Earlier this month we sat deep into Utkatasana, Chair Pose, and promised we’d use it as a launching pad pose for something a little fancier: Eka Pada Galavasana, often called Flying Pigeon.
Utkatasana is that pose’s literal foundation, but there’s another important pose at play here, too, Eka (one) Pada (leg) Rajakapotasana (raja: king; kapot: pigeon), a.k.a. Pigeon. The Sanskrit changes in the flying variation and takes the name of an ancient Hindu sage, Galva, but the in-the-air shape is very clearly related to the prone one.
All of that to say: Hips, hips, hips. Eka Pada Galavasana is a hip-opening arm balance that requires the thigh-muscle strength cultivated in Chair Pose and the inner groin opening that comes from releasing the hips in Pigeon. To maintain steadiness in the shape, the knee of the lifted leg needs to parallel to the bent, standing knee. In addition to spending time in Chair, you can prep for this shape in pigeon on your belly or on your back.
Lift Off Into Flying Pigeon
- Sweep your arms alongside your ears and bend your knees to come into Utkatasana.
- Come onto the toes of your left foot, float the foot off the floor, and cross the ankle over the outside of your right thigh, just above the knee.
- Flex your lifted foot to protect the knee and turn your toes toward your face.
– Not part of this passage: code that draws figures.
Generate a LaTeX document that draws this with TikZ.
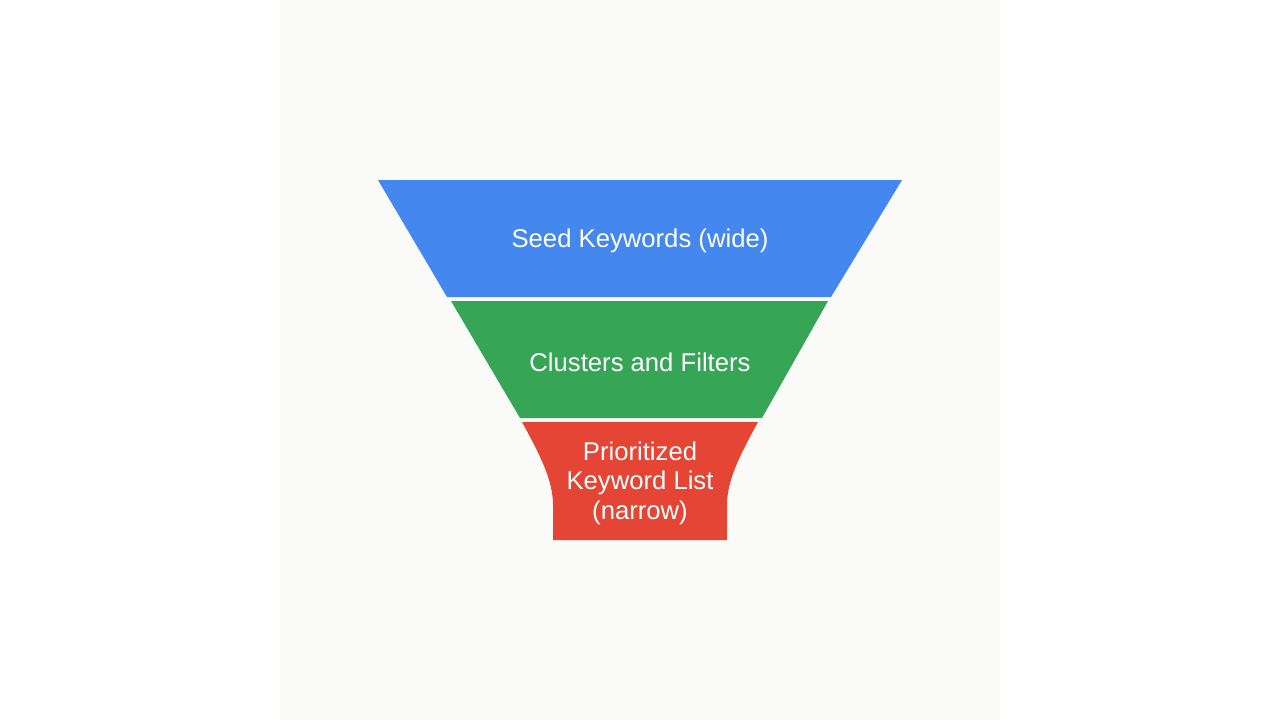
\documentclass[tikz,border=0pt]{standalone}
\usepackage{fontspec}
\setmainfont{Liberation Sans}
\definecolor{seedblue}{HTML}{4487EE}
\definecolor{clustergreen}{HTML}{37A556}
\definecolor{listred}{HTML}{E54535}
\definecolor{panelgray}{HTML}{FAFBF9}
\tikzset{
  label text/.style={text=white, font=\fontsize{7.3}{8.4}\selectfont, align=center}
}
\begin{document}
\begin{tikzpicture}[x=0.01cm, y=-0.01cm]
        \useasboundingbox[fill=white] (0,0) rectangle (1280,720);
        \fill[panelgray] (280,0) rectangle (1000,720);

        % funnel layers
        \fill[seedblue] (378,180) -- (902,180) -- (831,297) -- (447,297) -- cycle;
        \fill[clustergreen] (451,301) -- (828,301) -- (762,418) -- (520,418) -- cycle;
        \fill[listred] (522,422) -- (758,422)
            .. controls (740,455) and (727,480) .. (727,505) -- (727,540)
            -- (553,540) -- (553,505)
            .. controls (553,480) and (540,455) .. (522,422) -- cycle;

        \node[label text] (seed) at (640,241) {Seed Keywords (wide)};
        \node[label text] (clusters) at (640,362) {Clusters and Filters};
        \node[label text] (list) at (640,483) {Prioritized\\Keyword List\\(narrow)};
    \end{tikzpicture}
\end{document}
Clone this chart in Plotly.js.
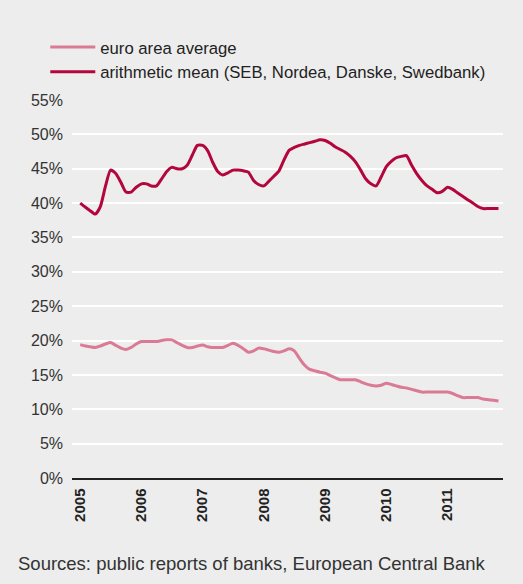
<!DOCTYPE html>
<html>
<head>
<meta charset="utf-8">
<script src="https://cdn.plot.ly/plotly-3.0.1.min.js"></script>
<style>
html,body{margin:0;padding:0;background:#ECEDEC;}
#chart{width:523px;height:584px;}
</style>
</head>
<body>
<div id="chart"></div>
<script>
// Monthly observations, Jan 2005 .. Nov 2011
var startYear = 2005;
var seriesNames = ["euro area average", "arithmetic mean (SEB, Nordea, Danske, Swedbank)"];
var euroArea = [19.4,19.2,19.1,19.0,19.2,19.5,19.7,19.3,18.9,18.7,19.0,19.5,
  19.85,19.85,19.85,19.85,20.0,20.1,20.1,19.7,19.3,19.0,19.0,19.2,
  19.35,19.1,19.0,19.0,19.0,19.3,19.6,19.3,18.8,18.3,18.5,18.9,
  18.8,18.6,18.4,18.3,18.5,18.8,18.5,17.4,16.4,15.8,15.6,15.4,
  15.25,14.9,14.6,14.3,14.3,14.3,14.3,14.0,13.7,13.5,13.4,13.5,
  13.8,13.6,13.4,13.2,13.1,12.9,12.7,12.5,12.5,12.5,12.5,12.5,
  12.5,12.3,12.0,11.7,11.7,11.7,11.7,11.5,11.4,11.3,11.2];
var nordicMean = [40.0,39.4,38.9,38.4,39.5,42.5,44.8,44.3,43.0,41.6,41.6,42.3,
  42.8,42.8,42.5,42.5,43.5,44.6,45.2,45.0,45.0,45.5,47.0,48.4,
  48.4,47.6,46.0,44.6,44.1,44.4,44.8,44.8,44.7,44.5,43.3,42.7,
  42.5,43.2,43.9,44.7,46.3,47.7,48.1,48.4,48.6,48.8,49.0,49.2,
  49.1,48.7,48.2,47.8,47.4,46.8,46.0,44.8,43.5,42.8,42.5,43.8,
  45.3,46.1,46.6,46.8,46.9,45.5,44.3,43.3,42.5,42.0,41.5,41.7,
  42.3,42.0,41.5,41.0,40.5,40.0,39.5,39.2,39.2,39.2,39.2];
var yTicks = [0,5,10,15,20,25,30,35,40,45,50,55];
var yearTicks = ["2005","2006","2007","2008","2009","2010","2011"];
var sourceText = "Sources: public reports of banks, European Central Bank";

function monthDates(n){
  var out=[];
  for(var i=0;i<n;i++){
    var y=startYear+Math.floor(i/12), m=(i%12)+1;
    out.push(y+"-"+(m<10?"0":"")+m+"-01");
  }
  return out;
}
var dates = monthDates(euroArea.length);

var font = "'Liberation Sans', Arial, Helvetica, sans-serif";
var traces = [
  {x:dates, y:euroArea, name:seriesNames[0], type:"scatter", mode:"lines",
   line:{color:"#DA7A95", width:3, shape:"spline", smoothing:0.6}},
  {x:dates, y:nordicMean, name:seriesNames[1], type:"scatter", mode:"lines",
   line:{color:"#B3063C", width:3, shape:"spline", smoothing:0.6}}
];
var layout = {
  width:523, height:584,
  paper_bgcolor:"#ECEDEC", plot_bgcolor:"#ECEDEC",
  margin:{l:72, r:20, t:100, b:106, pad:0},
  font:{family:font, color:"#222", size:16},
  showlegend:true,
  legend:{x:-0.062, xanchor:"left", y:1.186, yanchor:"top", itemwidth:45,
    bgcolor:"rgba(0,0,0,0)", font:{size:16.7, color:"#222"}, tracegroupgap:0,
    traceorder:"normal"},
  xaxis:{type:"date", range:["2004-11-13","2011-11-28"],
    tickvals:yearTicks.map(function(y){return y+"-01-01";}),
    ticktext:yearTicks, tickangle:-90,
    tickfont:{size:15, weight:"bold", color:"#222"},
    showgrid:false, zeroline:false, showline:true, linecolor:"#222", linewidth:1.5,
    ticks:"", ticklen:0, ticklabelstandoff:3},
  yaxis:{range:[0,55], tickvals:yTicks, ticktext:yTicks.map(function(v){return v+"%";}),
    tickfont:{size:16, color:"#333"}, showgrid:true, gridcolor:"#FFFFFF", gridwidth:2,
    zeroline:false, showline:false, ticks:"", ticklabelstandoff:8},
  annotations:[{text:sourceText, xref:"paper", yref:"paper", x:-0.129, y:-0.2275,
    xanchor:"left", yanchor:"middle", showarrow:false, font:{size:18.5, color:"#333"}}]
};
Plotly.newPlot("chart", traces, layout, {displayModeBar:false, staticPlot:true});
</script>
</body>
</html>
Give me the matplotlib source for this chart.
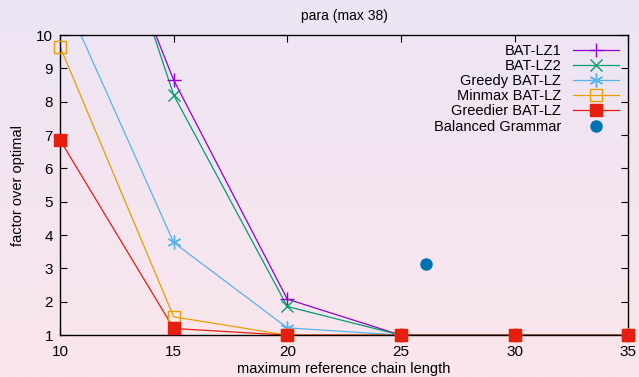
import numpy as np
import matplotlib.pyplot as plt
from matplotlib.lines import Line2D
plt.switch_backend('agg')
plt.rcParams['font.family'] = ['Liberation Sans', 'DejaVu Sans']

chain_len = [10, 15, 20, 25, 30, 35]
bat_lz1 = [17.2, 8.65, 2.08, 1.0, 1.0, 1.0]
bat_lz2 = [18.5, 8.2, 1.86, 1.0, 1.0, 1.0]
greedy = [11.4, 3.78, 1.22, 1.0, 1.0, 1.0]
minmax = [9.65, 1.55, 1.0, 1.0, 1.0, 1.0]
greedier = [6.85, 1.2, 1.0, 1.0, 1.0, 1.0]
balanced_x = [26.1]
balanced_y = [3.13]

series = [
    ("BAT-LZ1", bat_lz1, "#9400d3", dict(marker="+", ms=10, mew=1.0)),
    ("BAT-LZ2", bat_lz2, "#009e73", dict(marker="x", ms=8, mew=1.0)),
    ("Greedy BAT-LZ", greedy, "#56b4e9", dict(marker=(6, 2, 0), ms=10, mew=1.0)),
    ("Minmax BAT-LZ", minmax, "#e69f00", dict(marker="s", ms=8, mew=1.0, mfc="none")),
    ("Greedier BAT-LZ", greedier, "#e51e10", dict(marker="s", ms=8, mew=1.0)),
]

fig = plt.figure(figsize=(6.39, 3.77), dpi=100)
# gnuplot-like background gradient (lavender -> pink)
grad = np.linspace(0, 1, 256)[:, None]
top = np.array([237, 228, 244]) / 255
bot = np.array([250, 230, 236]) / 255
img = top[None, None, :] * (1 - grad[:, :, None]) + bot[None, None, :] * grad[:, :, None]
bg = fig.add_axes([0, 0, 1, 1], zorder=-10)
bg.imshow(img, aspect="auto", extent=[0, 1, 0, 1])
bg.axis("off")

ax = fig.add_axes([0.094, 0.111, 0.889, 0.796])
ax.patch.set_alpha(0)

handles = []
for name, ys, col, mk in series:
    ys = np.array(ys)
    ax.plot(chain_len, ys, color=col, lw=0.9)
    inside = ys <= 10
    ax.plot(np.array(chain_len)[inside], ys[inside], ls="none", color=col,
            clip_on=False, zorder=3, **mk)
    handles.append(Line2D([], [], color=col, lw=0.9, label=name, **mk))

ax.plot(balanced_x, balanced_y, ls="none", marker="o", ms=8, color="#0072b2",
        clip_on=False, zorder=3)
handles.append(Line2D([], [], ls="none", marker="o", ms=8, color="#0072b2",
                      label="Balanced Grammar"))

ax.set_xlim(10, 35)
ax.set_ylim(1, 10)
ax.set_xticks(range(10, 36, 5))
ax.set_yticks(range(1, 11))
ax.tick_params(direction="in", top=True, right=True, labelsize=11, length=5, width=0.8)
ax.tick_params(axis="x", pad=7)
ax.tick_params(axis="y", pad=5)
for s in ax.spines.values():
    s.set_linewidth(1.0)

ax.set_title("para (max 38)", fontsize=10, pad=11)
ax.set_xlabel("maximum reference chain length", fontsize=10.5, labelpad=2)
ax.set_ylabel("factor over optimal", fontsize=10.5, labelpad=8)

leg = ax.legend(handles=handles, loc="upper right", frameon=False, markerfirst=False,
                fontsize=10.5, handlelength=3.2, labelspacing=0.08, borderaxespad=0.2,
                handletextpad=0.8)

fig.savefig("out.png", dpi=100)
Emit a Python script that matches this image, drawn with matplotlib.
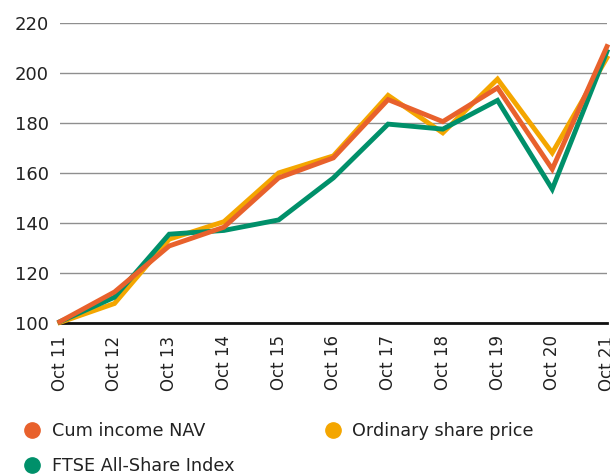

- On an exhale, shift your torso forward and place your hands on the floor about six inches in front of you, shoulder-length distance apart, elbows slightly bent.
- With your weight spread evenly across your palms, lift on to your right tiptoes.
- Continue shifting your weight forward, enough so that you can place your bent left knee high on your left tricep.
- Hook your left toes around your right upper arm and grip. Keep your left shin parallel to your collarbones and perch on your arms like a branch.
- Now, think Crow, just on one leg.
- Bend your right knee, pull your chest through your arms, and lift the heel of your right foot to your right seat.
- Push the floor away to broaden across your upper back. Engage your lower abdominals to support your lower back.
- Slowly extend your right leg behind you, inner thigh lifting toward the ceiling and thigh bone drawing straight out from the hip socket.
- Hold for a few breaths of flying time.
- To come out of the pose, step your left leg back into and step the right leg back into Plank or Chaturanga.
- Move through a vinyasa or push back to Downward Dog for a few breaths before repeating on the the other side.
Eka Pada Galavasana is a wonderful hybrid of many shapes that has its own unique energy. The more time you spend with it the clearer you’ll become on which pieces you can work on individually.